The question we must ask is: are we missing the point of Christmas? Supposed you had a foreign exchange student living in your house. Imagine that this student came from a country that had no knowledge of Christmas. If this student participated in your Christmas celebrations—the parties, the music you listen to, and your celebrations with family on Christmas Eve and Christmas Day—what impression would they get of the holiday? When they returned to their country, what would they tell their families about this American tradition? Would they know about Jesus? Would they even know that it was a religious holiday?

I find it interesting that if we were to pick out who is the villain in our normal understanding of the Christmas story, it would be the innkeeper. Of course, the Bible doesn’t tell us that there was an innkeeper who turned Mary and Joseph away, but it only tells us that there was no room at the inn. The innkeeper (or the other guests at this particular inn) always gets a bad wrap.
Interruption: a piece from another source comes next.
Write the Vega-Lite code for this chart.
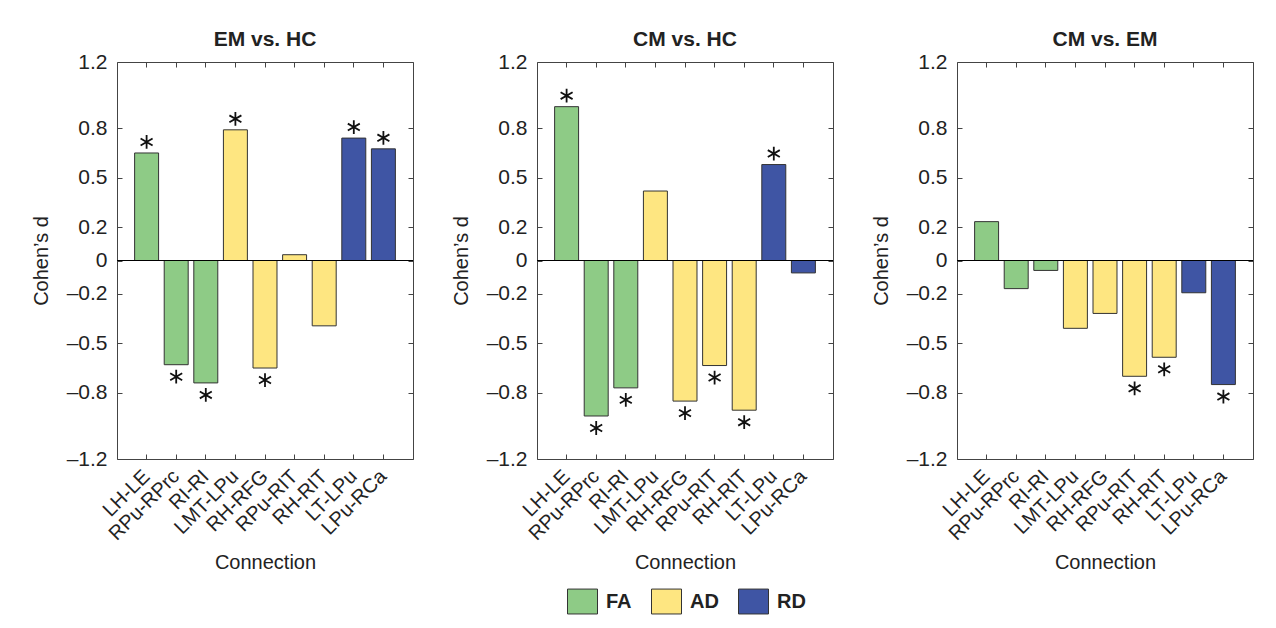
{
  "$schema": "https://vega.github.io/schema/vega-lite/v6.json",
  "padding": {"left": 30, "top": 28, "right": 5, "bottom": 5},
  "background": "white",
  "data": {"values": [
    {"comp": "EM vs. HC", "conn": "LH-LE", "measure": "FA", "d": 0.65, "sig": 1},
    {"comp": "EM vs. HC", "conn": "RPu-RPrc", "measure": "FA", "d": -0.63, "sig": 1},
    {"comp": "EM vs. HC", "conn": "RI-RI", "measure": "FA", "d": -0.74, "sig": 1},
    {"comp": "EM vs. HC", "conn": "LMT-LPu", "measure": "AD", "d": 0.79, "sig": 1},
    {"comp": "EM vs. HC", "conn": "RH-RFG", "measure": "AD", "d": -0.65, "sig": 1},
    {"comp": "EM vs. HC", "conn": "RPu-RIT", "measure": "AD", "d": 0.035, "sig": 0},
    {"comp": "EM vs. HC", "conn": "RH-RIT", "measure": "AD", "d": -0.395, "sig": 0},
    {"comp": "EM vs. HC", "conn": "LT-LPu", "measure": "RD", "d": 0.74, "sig": 1},
    {"comp": "EM vs. HC", "conn": "LPu-RCa", "measure": "RD", "d": 0.675, "sig": 1},
    {"comp": "CM vs. HC", "conn": "LH-LE", "measure": "FA", "d": 0.93, "sig": 1},
    {"comp": "CM vs. HC", "conn": "RPu-RPrc", "measure": "FA", "d": -0.94, "sig": 1},
    {"comp": "CM vs. HC", "conn": "RI-RI", "measure": "FA", "d": -0.77, "sig": 1},
    {"comp": "CM vs. HC", "conn": "LMT-LPu", "measure": "AD", "d": 0.42, "sig": 0},
    {"comp": "CM vs. HC", "conn": "RH-RFG", "measure": "AD", "d": -0.85, "sig": 1},
    {"comp": "CM vs. HC", "conn": "RPu-RIT", "measure": "AD", "d": -0.635, "sig": 1},
    {"comp": "CM vs. HC", "conn": "RH-RIT", "measure": "AD", "d": -0.905, "sig": 1},
    {"comp": "CM vs. HC", "conn": "LT-LPu", "measure": "RD", "d": 0.58, "sig": 1},
    {"comp": "CM vs. HC", "conn": "LPu-RCa", "measure": "RD", "d": -0.075, "sig": 0},
    {"comp": "CM vs. EM", "conn": "LH-LE", "measure": "FA", "d": 0.235, "sig": 0},
    {"comp": "CM vs. EM", "conn": "RPu-RPrc", "measure": "FA", "d": -0.17, "sig": 0},
    {"comp": "CM vs. EM", "conn": "RI-RI", "measure": "FA", "d": -0.06, "sig": 0},
    {"comp": "CM vs. EM", "conn": "LMT-LPu", "measure": "AD", "d": -0.41, "sig": 0},
    {"comp": "CM vs. EM", "conn": "RH-RFG", "measure": "AD", "d": -0.32, "sig": 0},
    {"comp": "CM vs. EM", "conn": "RPu-RIT", "measure": "AD", "d": -0.70, "sig": 1},
    {"comp": "CM vs. EM", "conn": "RH-RIT", "measure": "AD", "d": -0.585, "sig": 1},
    {"comp": "CM vs. EM", "conn": "LT-LPu", "measure": "RD", "d": -0.195, "sig": 0},
    {"comp": "CM vs. EM", "conn": "LPu-RCa", "measure": "RD", "d": -0.75, "sig": 1}
  ]},
  "bounds": "flush",
  "spacing": 124,
  "hconcat": [
    {
      "title": {"text": "EM vs. HC"},
      "width": 296, "height": 397,
      "transform": [{"filter": "datum.comp === 'EM vs. HC'"}],
      "layer": [
        {
          "mark": {"type": "bar", "stroke": "#333", "strokeWidth": 1},
          "encoding": {
            "x": {"field": "conn", "type": "nominal", "sort": ["LH-LE","RPu-RPrc","RI-RI","LMT-LPu","RH-RFG","RPu-RIT","RH-RIT","LT-LPu","LPu-RCa"], "scale": {"paddingInner": 0.19, "paddingOuter": 0.595}, "title": "Connection", "axis": {"orient": "bottom", "labelAngle": -45, "labelAlign": "right", "labelBaseline": "middle", "labelPadding": 19, "titlePadding": 9, "labelFontSize": 20, "titleFontSize": 20}},
            "y": {"field": "d", "type": "quantitative", "scale": {"domain": [-1.2, 1.2], "nice": false, "zero": false}, "title": "Cohen’s d", "axis": {"orient": "left", "values": [-1.2,-0.8,-0.5,-0.2,0,0.2,0.5,0.8,1.2], "labelExpr": "datum.value < 0 ? '–' + format(-datum.value, '~g') : format(datum.value, '~g')", "labelPadding": 15, "titlePadding": 15, "labelFontSize": 21, "titleFontSize": 20}},
            "color": {"field": "measure", "type": "nominal", "scale": {"domain": ["FA","AD","RD"], "range": ["#8ECB86","#FEE681","#3F55A4"]}, "legend": {"orient": "none", "legendX": 450, "legendY": 524, "direction": "horizontal", "title": null}}
          }
        },
        {
          "mark": {"type": "point", "opacity": 0},
          "encoding": {
            "x": {"field": "conn", "type": "nominal", "sort": ["LH-LE","RPu-RPrc","RI-RI","LMT-LPu","RH-RFG","RPu-RIT","RH-RIT","LT-LPu","LPu-RCa"], "axis": {"orient": "top", "labels": false, "title": null}},
            "y": {"field": "d", "type": "quantitative", "axis": {"orient": "right", "labels": false, "title": null, "values": [-1.2,-0.8,-0.5,-0.2,0,0.2,0.5,0.8,1.2]}}
          }
        },
        {
          "mark": {"type": "rule", "color": "#000", "strokeWidth": 1},
          "encoding": {"y": {"datum": 0, "type": "quantitative", "axis": null}}
        },
        {
          "transform": [{"filter": "datum.sig === 1 && datum.d > 0"}],
          "mark": {"type": "point", "shape": "M0,-1L0,1M-0.87,-0.5L0.87,0.5M-0.87,0.5L0.87,-0.5", "filled": false, "stroke": "#111", "strokeWidth": 1.8, "size": 190, "opacity": 1, "yOffset": -11},
          "encoding": {
            "x": {"field": "conn", "type": "nominal", "sort": ["LH-LE","RPu-RPrc","RI-RI","LMT-LPu","RH-RFG","RPu-RIT","RH-RIT","LT-LPu","LPu-RCa"], "axis": null},
            "y": {"field": "d", "type": "quantitative", "axis": null}
          }
        },
        {
          "transform": [{"filter": "datum.sig === 1 && datum.d < 0"}],
          "mark": {"type": "point", "shape": "M0,-1L0,1M-0.87,-0.5L0.87,0.5M-0.87,0.5L0.87,-0.5", "filled": false, "stroke": "#111", "strokeWidth": 1.8, "size": 190, "opacity": 1, "yOffset": 12},
          "encoding": {
            "x": {"field": "conn", "type": "nominal", "sort": ["LH-LE","RPu-RPrc","RI-RI","LMT-LPu","RH-RFG","RPu-RIT","RH-RIT","LT-LPu","LPu-RCa"], "axis": null},
            "y": {"field": "d", "type": "quantitative", "axis": null}
          }
        }
      ],
      "resolve": {"axis": {"x": "independent", "y": "independent"}}
    },
    {
      "title": {"text": "CM vs. HC"},
      "width": 296, "height": 397,
      "transform": [{"filter": "datum.comp === 'CM vs. HC'"}],
      "layer": [
        {
          "mark": {"type": "bar", "stroke": "#333", "strokeWidth": 1},
          "encoding": {
            "x": {"field": "conn", "type": "nominal", "sort": ["LH-LE","RPu-RPrc","RI-RI","LMT-LPu","RH-RFG","RPu-RIT","RH-RIT","LT-LPu","LPu-RCa"], "scale": {"paddingInner": 0.19, "paddingOuter": 0.595}, "title": "Connection", "axis": {"orient": "bottom", "labelAngle": -45, "labelAlign": "right", "labelBaseline": "middle", "labelPadding": 19, "titlePadding": 9, "labelFontSize": 20, "titleFontSize": 20}},
            "y": {"field": "d", "type": "quantitative", "scale": {"domain": [-1.2, 1.2], "nice": false, "zero": false}, "title": "Cohen’s d", "axis": {"orient": "left", "values": [-1.2,-0.8,-0.5,-0.2,0,0.2,0.5,0.8,1.2], "labelExpr": "datum.value < 0 ? '–' + format(-datum.value, '~g') : format(datum.value, '~g')", "labelPadding": 15, "titlePadding": 15, "labelFontSize": 21, "titleFontSize": 20}},
            "color": {"field": "measure", "type": "nominal", "scale": {"domain": ["FA","AD","RD"], "range": ["#8ECB86","#FEE681","#3F55A4"]}, "legend": {"orient": "none", "legendX": 450, "legendY": 524, "direction": "horizontal", "title": null}}
          }
        },
        {
          "mark": {"type": "point", "opacity": 0},
          "encoding": {
            "x": {"field": "conn", "type": "nominal", "sort": ["LH-LE","RPu-RPrc","RI-RI","LMT-LPu","RH-RFG","RPu-RIT","RH-RIT","LT-LPu","LPu-RCa"], "axis": {"orient": "top", "labels": false, "title": null}},
            "y": {"field": "d", "type": "quantitative", "axis": {"orient": "right", "labels": false, "title": null, "values": [-1.2,-0.8,-0.5,-0.2,0,0.2,0.5,0.8,1.2]}}
          }
        },
        {
          "mark": {"type": "rule", "color": "#000", "strokeWidth": 1},
          "encoding": {"y": {"datum": 0, "type": "quantitative", "axis": null}}
        },
        {
          "transform": [{"filter": "datum.sig === 1 && datum.d > 0"}],
          "mark": {"type": "point", "shape": "M0,-1L0,1M-0.87,-0.5L0.87,0.5M-0.87,0.5L0.87,-0.5", "filled": false, "stroke": "#111", "strokeWidth": 1.8, "size": 190, "opacity": 1, "yOffset": -11},
          "encoding": {
            "x": {"field": "conn", "type": "nominal", "sort": ["LH-LE","RPu-RPrc","RI-RI","LMT-LPu","RH-RFG","RPu-RIT","RH-RIT","LT-LPu","LPu-RCa"], "axis": null},
            "y": {"field": "d", "type": "quantitative", "axis": null}
          }
        },
        {
          "transform": [{"filter": "datum.sig === 1 && datum.d < 0"}],
          "mark": {"type": "point", "shape": "M0,-1L0,1M-0.87,-0.5L0.87,0.5M-0.87,0.5L0.87,-0.5", "filled": false, "stroke": "#111", "strokeWidth": 1.8, "size": 190, "opacity": 1, "yOffset": 12},
          "encoding": {
            "x": {"field": "conn", "type": "nominal", "sort": ["LH-LE","RPu-RPrc","RI-RI","LMT-LPu","RH-RFG","RPu-RIT","RH-RIT","LT-LPu","LPu-RCa"], "axis": null},
            "y": {"field": "d", "type": "quantitative", "axis": null}
          }
        }
      ],
      "resolve": {"axis": {"x": "independent", "y": "independent"}}
    },
    {
      "title": {"text": "CM vs. EM"},
      "width": 296, "height": 397,
      "transform": [{"filter": "datum.comp === 'CM vs. EM'"}],
      "layer": [
        {
          "mark": {"type": "bar", "stroke": "#333", "strokeWidth": 1},
          "encoding": {
            "x": {"field": "conn", "type": "nominal", "sort": ["LH-LE","RPu-RPrc","RI-RI","LMT-LPu","RH-RFG","RPu-RIT","RH-RIT","LT-LPu","LPu-RCa"], "scale": {"paddingInner": 0.19, "paddingOuter": 0.595}, "title": "Connection", "axis": {"orient": "bottom", "labelAngle": -45, "labelAlign": "right", "labelBaseline": "middle", "labelPadding": 19, "titlePadding": 9, "labelFontSize": 20, "titleFontSize": 20}},
            "y": {"field": "d", "type": "quantitative", "scale": {"domain": [-1.2, 1.2], "nice": false, "zero": false}, "title": "Cohen’s d", "axis": {"orient": "left", "values": [-1.2,-0.8,-0.5,-0.2,0,0.2,0.5,0.8,1.2], "labelExpr": "datum.value < 0 ? '–' + format(-datum.value, '~g') : format(datum.value, '~g')", "labelPadding": 15, "titlePadding": 15, "labelFontSize": 21, "titleFontSize": 20}},
            "color": {"field": "measure", "type": "nominal", "scale": {"domain": ["FA","AD","RD"], "range": ["#8ECB86","#FEE681","#3F55A4"]}, "legend": {"orient": "none", "legendX": 450, "legendY": 524, "direction": "horizontal", "title": null}}
          }
        },
        {
          "mark": {"type": "point", "opacity": 0},
          "encoding": {
            "x": {"field": "conn", "type": "nominal", "sort": ["LH-LE","RPu-RPrc","RI-RI","LMT-LPu","RH-RFG","RPu-RIT","RH-RIT","LT-LPu","LPu-RCa"], "axis": {"orient": "top", "labels": false, "title": null}},
            "y": {"field": "d", "type": "quantitative", "axis": {"orient": "right", "labels": false, "title": null, "values": [-1.2,-0.8,-0.5,-0.2,0,0.2,0.5,0.8,1.2]}}
          }
        },
        {
          "mark": {"type": "rule", "color": "#000", "strokeWidth": 1},
          "encoding": {"y": {"datum": 0, "type": "quantitative", "axis": null}}
        },
        {
          "transform": [{"filter": "datum.sig === 1 && datum.d > 0"}],
          "mark": {"type": "point", "shape": "M0,-1L0,1M-0.87,-0.5L0.87,0.5M-0.87,0.5L0.87,-0.5", "filled": false, "stroke": "#111", "strokeWidth": 1.8, "size": 190, "opacity": 1, "yOffset": -11},
          "encoding": {
            "x": {"field": "conn", "type": "nominal", "sort": ["LH-LE","RPu-RPrc","RI-RI","LMT-LPu","RH-RFG","RPu-RIT","RH-RIT","LT-LPu","LPu-RCa"], "axis": null},
            "y": {"field": "d", "type": "quantitative", "axis": null}
          }
        },
        {
          "transform": [{"filter": "datum.sig === 1 && datum.d < 0"}],
          "mark": {"type": "point", "shape": "M0,-1L0,1M-0.87,-0.5L0.87,0.5M-0.87,0.5L0.87,-0.5", "filled": false, "stroke": "#111", "strokeWidth": 1.8, "size": 190, "opacity": 1, "yOffset": 12},
          "encoding": {
            "x": {"field": "conn", "type": "nominal", "sort": ["LH-LE","RPu-RPrc","RI-RI","LMT-LPu","RH-RFG","RPu-RIT","RH-RIT","LT-LPu","LPu-RCa"], "axis": null},
            "y": {"field": "d", "type": "quantitative", "axis": null}
          }
        }
      ],
      "resolve": {"axis": {"x": "independent", "y": "independent"}}
    }
  ],
  "config": {
    "font": "Liberation Sans",
    "view": {"stroke": "#444", "strokeWidth": 1},
    "title": {"font": "Liberation Sans", "fontSize": 21, "fontWeight": "bold", "color": "#222", "offset": 1},
    "axis": {"domain": false, "grid": false, "labelFont": "Liberation Sans", "labelFontSize": 20, "labelColor": "#222", "titleFont": "Liberation Sans", "titleFontSize": 20, "titleFontWeight": "normal", "titleColor": "#222", "tickColor": "#444", "tickSize": -5, "tickWidth": 1},
    "legend": {"labelFont": "Liberation Sans", "labelFontSize": 20, "labelFontWeight": "bold", "labelColor": "#222", "symbolType": "M-1,-0.83L1,-0.83L1,0.83L-1,0.83Z", "symbolSize": 900, "symbolStrokeColor": "#333", "symbolStrokeWidth": 1, "symbolOpacity": 1, "labelOffset": 8, "columnPadding": 17, "padding": 0}
  }
}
These were not bad people, but they missed Christmas too. Why? I think they missed Christmas because they got too busy with other things to realize that God was in their midst.

We face the same danger today. For most of us, Christmas is the busiest time of the entire year, and it’s difficult to make time to worship when we’re constantly running and exhausted at the end of the day. We need to work to keep ourselves from missing Christmas the same way the innkeeper and his guests did.

Christmas isn’t primarily about family get-togethers, gift-giving, or time off of work or school. Christmas is about a baby born more than 2,000 years ago that was unlike any other baby born since. This child was the Son of God. He was both fully human and fully divine. He came to the earth so that He could enter into our experience, so that He could resonate with us, and ultimately, so that He could give his life as a payment for our sin. If we celebrate something other than this fact we don’t celebrate Christmas at all, we’ve actually missed the point completely.